Il est vrai que le mot angoisse est l’un des plus récurrents dans la poésie de Senghor. Il est vrai que l’on ressent chez lui cette même tension extrême, cette même émeute de la raison et des sens, cette même guerre intérieure qui donne naissance au poème de Šopov. Mais en général, elle débouche sur un apaisement chez le premier, alors qu’elle reste en suspens chez le second. « Au bout de l’épreuve et de la saison, au fond du gouffre/ Dieu ! que je te retrouve, retrouve ta voix, ta fragrance de lumière vibrante », dit Senghor dans les derniers vers du dernier poème de Lettres d’hivernage (« Le salut du jeune soleil »). Aco Šopov, qui a abandonné Dieu depuis longtemps, écrit quant à lui, dans son recueil testamentaire Arbre sur la colline : « La rose rouge se répand comme du sang, s’écoule,/ et le feu s’installe à jamais dans ma poitrine » (« Je suis seul, le feu dans la poitrine »).

En poésie, Senghor est animiste : son poème se déroule selon le scénario du rite initiatique, dont la fin concilie inévitablement toutes les contradictions. En revanche, dans le poème de Šopov, la déchirure est permanente, la plaie ne cicatrise pas, le plus souvent, les contradictions demeurent.
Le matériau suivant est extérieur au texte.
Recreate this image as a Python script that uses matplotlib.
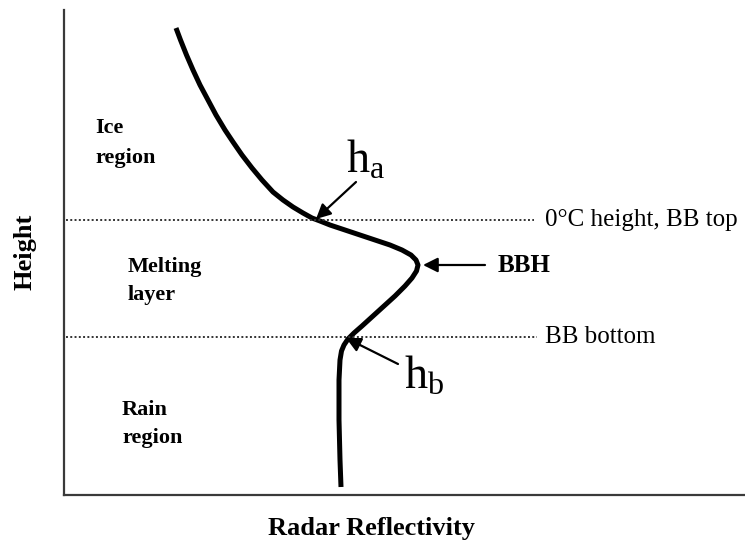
import matplotlib
matplotlib.use("Agg")
import matplotlib.pyplot as plt

# Schematic vertical profile of radar reflectivity (arbitrary units)
reflectivity = [112, 116.5, 122.5, 129, 136, 144, 152, 161, 169, 178, 188, 198,
                209, 219, 229, 239, 248, 256, 266, 281, 296, 311, 326, 338,
                347, 352, 354, 352.5, 348, 341, 331, 320, 309, 298, 290,
                284, 280, 277.5, 276, 275, 275, 276, 277]
height = [467, 455, 440, 425, 410, 395, 380, 365, 353, 340, 327, 315, 303,
          295, 288, 282, 277, 274, 270, 265, 260, 255, 250, 245, 240, 235,
          230, 224, 217, 209, 199, 189, 179, 169, 162, 156, 150, 144,
          135, 115, 75, 35, 8]

bb_top = 275       # 0°C height, BB top
bb_bottom = 158    # BB bottom
bbh = (354, 230)   # bright band peak
line_labels = ["0°C height, BB top", "BB bottom"]
region_labels = [("Ice", "region"), ("Melting", "layer"), ("Rain", "region")]

serif = ["Liberation Serif", "DejaVu Serif"]
plt.rcParams["font.family"] = serif
plt.rcParams["mathtext.fontset"] = "custom"
plt.rcParams["mathtext.rm"] = "Liberation Serif"
plt.rcParams["mathtext.it"] = "Liberation Serif"

fig = plt.figure(figsize=(7.45, 5.44), dpi=100)
ax = fig.add_axes([64 / 745, 49 / 544, 681 / 745, 485 / 544])
ax.set_xlim(0, 681)
ax.set_ylim(0, 485)
for s in ("top", "right"):
    ax.spines[s].set_visible(False)
for s in ("left", "bottom"):
    ax.spines[s].set_color("#3a3a3a")
    ax.spines[s].set_linewidth(1.6)
ax.set_xticks([])
ax.set_yticks([])

# profile curve
ax.plot(reflectivity, height, color="black", lw=3.6, solid_joinstyle="round",
        solid_capstyle="butt")

# dotted reference lines
ax.plot([2, 470], [bb_top, bb_top], color="#333333", lw=1.4, ls=(0, (1, 1.2)))
ax.plot([2, 473], [bb_bottom, bb_bottom], color="#333333", lw=1.4, ls=(0, (1, 1.2)))
ax.text(481, bb_top, line_labels[0], fontsize=18, ha="left", va="center")
ax.text(481, bb_bottom, line_labels[1], fontsize=18, ha="left", va="center")

# BBH arrow + label
arrow = dict(arrowstyle="-|>", color="black", lw=1.6, mutation_scale=22,
             shrinkA=0, shrinkB=0)
ax.annotate("", xy=(bbh[0] + 5, bbh[1]), xytext=(421, bbh[1]), arrowprops=arrow)
ax.text(434, bbh[1], "BBH", fontsize=18, fontweight="bold", ha="left", va="center")

# h_a and h_b
ax.annotate("", xy=(252, 276), xytext=(292, 313), arrowprops=arrow)
ax.text(282, 322, r"$\mathregular{h_a}$", fontsize=33, ha="left", va="baseline")
ax.annotate("", xy=(282, 157), xytext=(334, 131), arrowprops=arrow)
ax.text(340, 106, r"$\mathregular{h_b}$", fontsize=33, ha="left", va="baseline")

# region labels
positions = [(31, 362, 332), (64, 223, 195), (58, 80, 52)]
for (w1, w2), (x, y1, y2) in zip(region_labels, positions):
    ax.text(x, y1, w1, fontsize=16, fontweight="bold", ha="left", va="baseline")
    ax.text(x, y2, w2, fontsize=16, fontweight="bold", ha="left", va="baseline")

fig.text(25 / 745, 1 - 252 / 544, "Height", rotation=90, fontsize=19,
         fontweight="bold", ha="center", va="center")
fig.text(371 / 745, 1 - 528 / 544, "Radar Reflectivity", fontsize=19,
         fontweight="bold", ha="center", va="center")

fig.savefig("out.png", dpi=100)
Faut-il en chercher la raison dans l’enfance ? Dans cette « enfance non-enfance » dont il n’a jamais guéri, alors qu’il s’est efforcé tout au long de sa vie de la chasser de sa mémoire ?
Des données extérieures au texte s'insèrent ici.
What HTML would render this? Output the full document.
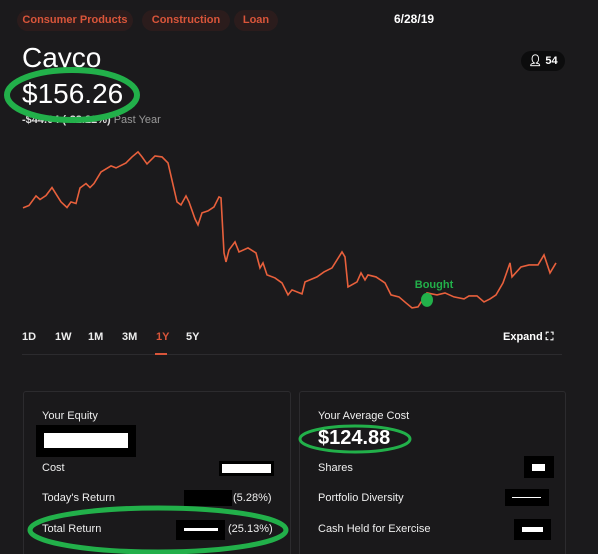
<!DOCTYPE html>
<html><head><meta charset="utf-8"><style>
html,body{margin:0;width:598px;height:554px;background:#1b1a1c;overflow:hidden;font-family:"Liberation Sans",sans-serif;color:#fff;position:relative}
.a{position:absolute;white-space:nowrap}
.pill{position:absolute;top:10px;height:21px;border-radius:11px;background:#2b1c1c;color:#d9553a;font-size:11px;font-weight:bold;line-height:21px;text-align:center}
.tab{position:absolute;top:331px;font-size:11px;font-weight:bold;color:#eee}
.card{position:absolute;top:391px;height:170px;border:1px solid #2c2b2e;border-radius:3px;background:#1a191b}
.lbl{position:absolute;font-size:11px;color:#eee}
.blk{position:absolute;background:#000}
.wht{position:absolute;background:#fff}
</style></head><body>
<div class="pill" style="left:17px;width:116px">Consumer Products</div>
<div class="pill" style="left:142px;width:88px">Construction</div>
<div class="pill" style="left:234px;width:44px">Loan</div>
<div class="a" style="left:394px;top:12px;font-size:12px;font-weight:bold">6/28/19</div>
<div class="a" style="left:521px;top:51px;width:44px;height:20px;border-radius:10px;background:#0c0c0d;font-size:11px;font-weight:bold;line-height:20px;text-align:center">&#x1F464;&#xFE0E; 54</div>
<div class="a" style="left:22px;top:42px;font-size:28px">Cayco</div>
<div class="a" style="left:22px;top:78px;font-size:28px">$156.26</div>
<div class="a" style="left:22px;top:114px;font-size:11px;font-weight:bold;color:#ddd">-$44.04 (-22.22%) <span style="color:#999;font-weight:normal">Past Year</span></div>
<svg class="a" style="left:0;top:0" width="598" height="554">
<ellipse cx="72" cy="95" rx="65" ry="25" fill="none" stroke="#22b04a" stroke-width="6"/>
</svg>
<svg id="chart" class="a" style="left:0;top:0" width="598" height="320"></svg>
<div class="tab" style="left:22px">1D</div>
<div class="tab" style="left:55px">1W</div>
<div class="tab" style="left:88px">1M</div>
<div class="tab" style="left:122px">3M</div>
<div class="tab" style="left:156px;color:#d9553a">1Y</div>
<div class="tab" style="left:186px">5Y</div>
<div class="a" style="left:503px;top:331px;font-size:11px;font-weight:bold">Expand &#x26F6;</div>
<div class="a" style="left:22px;top:354px;width:540px;height:1px;background:#2c2b2e"></div>
<div class="a" style="left:155px;top:353px;width:12px;height:2px;background:#d9553a"></div>
<div class="card" style="left:23px;width:266px"></div>
<div class="card" style="left:299px;width:265px"></div>
<div class="lbl" style="left:42px;top:410px">Your Equity</div>
<div class="blk" style="left:36px;top:425px;width:100px;height:32px"></div>
<div class="wht" style="left:44px;top:433px;width:84px;height:15px"></div>
<div class="lbl" style="left:42px;top:462px">Cost</div>
<div class="blk" style="left:219px;top:461px;width:55px;height:15px"></div>
<div class="wht" style="left:222px;top:464px;width:49px;height:9px"></div>
<div class="lbl" style="left:42px;top:492px">Today's Return</div>
<div class="blk" style="left:184px;top:490px;width:48px;height:16px"></div>
<div class="lbl" style="left:233px;top:492px">(5.28%)</div>
<div class="lbl" style="left:42px;top:523px">Total Return</div>
<div class="blk" style="left:176px;top:520px;width:49px;height:20px"></div>
<div class="wht" style="left:184px;top:528px;width:34px;height:3px"></div>
<div class="lbl" style="left:228px;top:523px">(25.13%)</div>
<div class="lbl" style="left:318px;top:410px">Your Average Cost</div>
<div class="a" style="left:318px;top:427px;font-size:20px;font-weight:bold">$124.88</div>
<div class="lbl" style="left:318px;top:462px">Shares</div>
<div class="blk" style="left:524px;top:456px;width:30px;height:22px"></div>
<div class="wht" style="left:532px;top:464px;width:13px;height:7px"></div>
<div class="lbl" style="left:318px;top:492px">Portfolio Diversity</div>
<div class="blk" style="left:505px;top:489px;width:44px;height:17px"></div>
<div class="wht" style="left:512px;top:497px;width:29px;height:1px"></div>
<div class="lbl" style="left:318px;top:523px">Cash Held for Exercise</div>
<div class="blk" style="left:514px;top:519px;width:37px;height:21px"></div>
<div class="wht" style="left:522px;top:527px;width:21px;height:5px"></div>
<svg class="a" style="left:0;top:0" width="598" height="554">
<ellipse cx="355" cy="439" rx="55" ry="13" fill="none" stroke="#22b04a" stroke-width="3"/>
<ellipse cx="158" cy="530" rx="128" ry="22" fill="none" stroke="#22b04a" stroke-width="5"/>
</svg>
<script>
const days=[1,7,14,18,24,30,35,39,45,49,54,58,64,68,72,79,89,94,104,110,116,120,125,133,140,146,155,159,164,167,173,176,180,186,192,197,199,202,204,207,213,217,226,234,238,241,245,253,260,266,270,280,283,295,302,310,320,323,326,335,339,343,346,354,363,369,377,384,390,396,405,415,423,432,442,447,455,462,468,474,481,488,490,499,507,516,522,528,534,539];
const prices=[183.8,185,189.8,188,190,194,190,186.8,184,186.8,186,193.8,196,194,196,201.8,204.8,203.8,206.3,209.3,211.8,209.3,205.8,209.8,209.3,206.3,186.8,185.3,189.8,186.8,178.3,175.3,181.3,182.3,184.3,189.3,188.8,161.3,156.8,162.8,166.8,161.8,163.8,161.3,153.8,156.3,150.3,148.8,146.3,140.3,142.8,140.8,146.8,149.3,151.8,153.8,161.8,159.3,144.3,146.8,151.3,147.8,150.3,149.3,146.3,140.3,139.3,136.3,133.8,134.3,141.3,140.3,141.3,139.3,138.3,139.8,139.8,136.8,138.3,140.3,146.3,156.3,149.3,154.3,155.3,155.3,160.3,151.3,156.3];
const boughtDay=405, boughtPrice=136.3;
const x=d=>22+d;
const y=v=>263-(v-156.26)*2;
const svg=document.getElementById('chart');
const NS='http://www.w3.org/2000/svg';
const line=document.createElementNS(NS,'polyline');


line.setAttribute('points',days.map((d,i)=>x(d)+','+y(prices[i])).join(' '));
line.setAttribute('fill','none');line.setAttribute('stroke','#e8603c');line.setAttribute('stroke-width','1.6');
svg.appendChild(line);
const dot=document.createElementNS(NS,'ellipse');


dot.setAttribute('cx',x(boughtDay));dot.setAttribute('cy',y(boughtPrice)-3);dot.setAttribute('rx','6');dot.setAttribute('ry','7');dot.setAttribute('fill','#22b04a');
svg.appendChild(dot);
const t=document.createElementNS(NS,'text');


t.setAttribute('x',x(boughtDay)+7);t.setAttribute('y',y(boughtPrice)-15);t.setAttribute('text-anchor','middle');
t.setAttribute('font-size','11');t.setAttribute('font-weight','bold');t.setAttribute('fill','#22b04a');t.setAttribute('font-family','Liberation Sans, sans-serif');
t.textContent='Bought';
svg.appendChild(t);
</script>
</body></html>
Il n’en parlait jamais, j’en suis témoin. Avant qu’elle ne revienne en force dans ses derniers poèmes, son enfance a toujours fait partie de ces choses qu’il a confiées au silence, comme dans ce poème que nombre de Macédoniens connaissent pas cœur et que récemment une jeune fille, ou femme, ne trouvant pas de mots pour exprimer sa douleur, a publié dans un journal pour annoncer la mort de son père : « Si tu portes en toi le non-dit,/ cela qui te brûle et te lie,/ confie-le au plus dru du silence,/ le silence seul le dira » (« Dans le silence »).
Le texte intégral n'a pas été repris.